Context Filtering with Reward Modeling in Question Answering
This work addresses the challenge of improving QA model efficiency in low-resource settings by filtering out non-essential context, though it appears incremental as it builds on existing summarization and reward modeling techniques.
The paper tackles the problem of irrelevant information in retrieved contexts hindering question answering performance by introducing a context filtering approach that uses reward modeling to summarize crucial content, resulting in a 6.8-fold increase in the EM Per Token metric for token efficiency.
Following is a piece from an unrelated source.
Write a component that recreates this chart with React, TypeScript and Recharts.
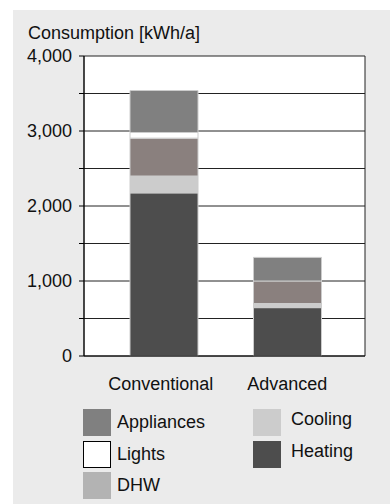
import { BarChart, Bar, XAxis, YAxis, CartesianGrid } from 'recharts'

// household consumption by end use, kWh per year
const cases = ['Conventional', 'Advanced']
const heating = [2175, 645]
const cooling = [225, 55]
const dhw = [505, 300]
const lights = [75, 0]
const appliances = [560, 315]
const yTicks = [0, 500, 1000, 1500, 2000, 2500, 3000, 3500, 4000]

const legendLeft = ['Appliances', 'Lights', 'DHW']
const legendRight = ['Cooling', 'Heating']

const FONT = '"Liberation Sans", Arial, sans-serif'

const barColors: Record<string, string> = {
  Heating: '#4d4d4d',
  Cooling: '#cccccc',
  DHW: '#8a807e',
  Lights: '#ffffff',
  Appliances: '#808080',
}
// legend swatches as drawn in the original (DHW swatch is plain grey)
const swatchColors: Record<string, string> = { ...barColors, DHW: '#b3b3b3' }

const data = cases.map((name, i) => ({
  name,
  Heating: heating[i],
  Cooling: cooling[i],
  DHW: dhw[i],
  Lights: lights[i],
  Appliances: appliances[i],
}))

const stackOrder = ['Heating', 'Cooling', 'DHW', 'Lights', 'Appliances']

const CaseTick = ({ x, y, payload, index }: any) => (
  <text x={x + (index === 0 ? -3 : 0)} y={y} dy="0.71em" textAnchor="middle"
    fontSize={18} fill="#111" fontFamily={FONT}>
    {payload.value}
  </text>
)

const LegendItem = ({ name, left, top, textLeft, textTop }: any) => (
  <>
    <div style={{
      position: 'absolute', left, top, width: 28, height: 27, boxSizing: 'border-box',
      background: swatchColors[name], border: name === 'Lights' ? '1px solid #000' : 'none',
    }} />
    <div style={{
      position: 'absolute', left: textLeft, top: textTop, fontSize: 18, lineHeight: '20px',
      color: '#111', whiteSpace: 'nowrap',
    }}>{name}</div>
  </>
)

export default function App() {
  return (
    <div style={{ position: 'absolute', left: 0, top: 0, width: 390, height: 504, fontFamily: FONT }}>
      <div style={{ position: 'absolute', left: 13, top: 10, width: 377, height: 494, background: '#ebebeb' }} />

      <div style={{ position: 'absolute', left: 28, top: 23, fontSize: 18, lineHeight: '20px', color: '#111', whiteSpace: 'nowrap' }}>
        Consumption [kWh/a]
      </div>

      <div style={{ position: 'absolute', left: 0, top: 0 }}>
        <BarChart width={390} height={504} data={data} barSize={68}
          margin={{ top: 56, right: 25, left: 24, bottom: 118 }}>
          <CartesianGrid stroke="#222" fill="#ffffff" fillOpacity={1}
            verticalPoints={[84, 365]} horizontalPoints={undefined} />
          <XAxis dataKey="name" height={30} tick={<CaseTick />} tickLine={false}
            tickSize={0} tickMargin={21} axisLine={{ stroke: '#000' }}
            padding={{ left: 18, right: 16 }} />
          <YAxis width={60} domain={[0, 4000]} ticks={yTicks} interval={0}
            tickFormatter={(v: number) => (v % 1000 === 0 ? v.toLocaleString('en-US') : '')}
            tick={{ fontSize: 18, fill: '#111', fontFamily: FONT }}
            tickSize={5} tickMargin={7} tickLine={{ stroke: '#000' }} axisLine={{ stroke: '#000' }} />
          {stackOrder.map(k => (
            <Bar key={k} dataKey={k} stackId="a" fill={barColors[k]} stroke="#cccccc"
              strokeWidth={1} isAnimationActive={false} />
          ))}
        </BarChart>
      </div>

      {legendLeft.map((name, i) => (
        <LegendItem key={name} name={name} left={83} top={409 + i * 31.5}
          textLeft={117} textTop={412 + i * 31.5} />
      ))}
      {legendRight.map((name, i) => (
        <LegendItem key={name} name={name} left={253} top={409 + i * 31.5}
          textLeft={291} textTop={409 + i * 31.5} />
      ))}
    </div>
  )
}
Question Answering (QA) in NLP is the task of finding answers to a query within a relevant context retrieved by a retrieval system. Yet, the mix of relevant and irrelevant information in these contexts can hinder performance enhancements in QA tasks. To address this, we introduce a context filtering approach that removes non-essential details, summarizing crucial content through Reward Modeling. This method emphasizes keeping vital data while omitting the extraneous during summarization model training. We offer a framework for developing efficient QA models by discerning useful information from dataset pairs, bypassing the need for costly human evaluation. Furthermore, we show that our approach can significantly outperform the baseline, as evidenced by a 6.8-fold increase in the EM Per Token (EPT) metric, which we propose as a measure of token efficiency, indicating a notable token-efficiency boost for low-resource settings.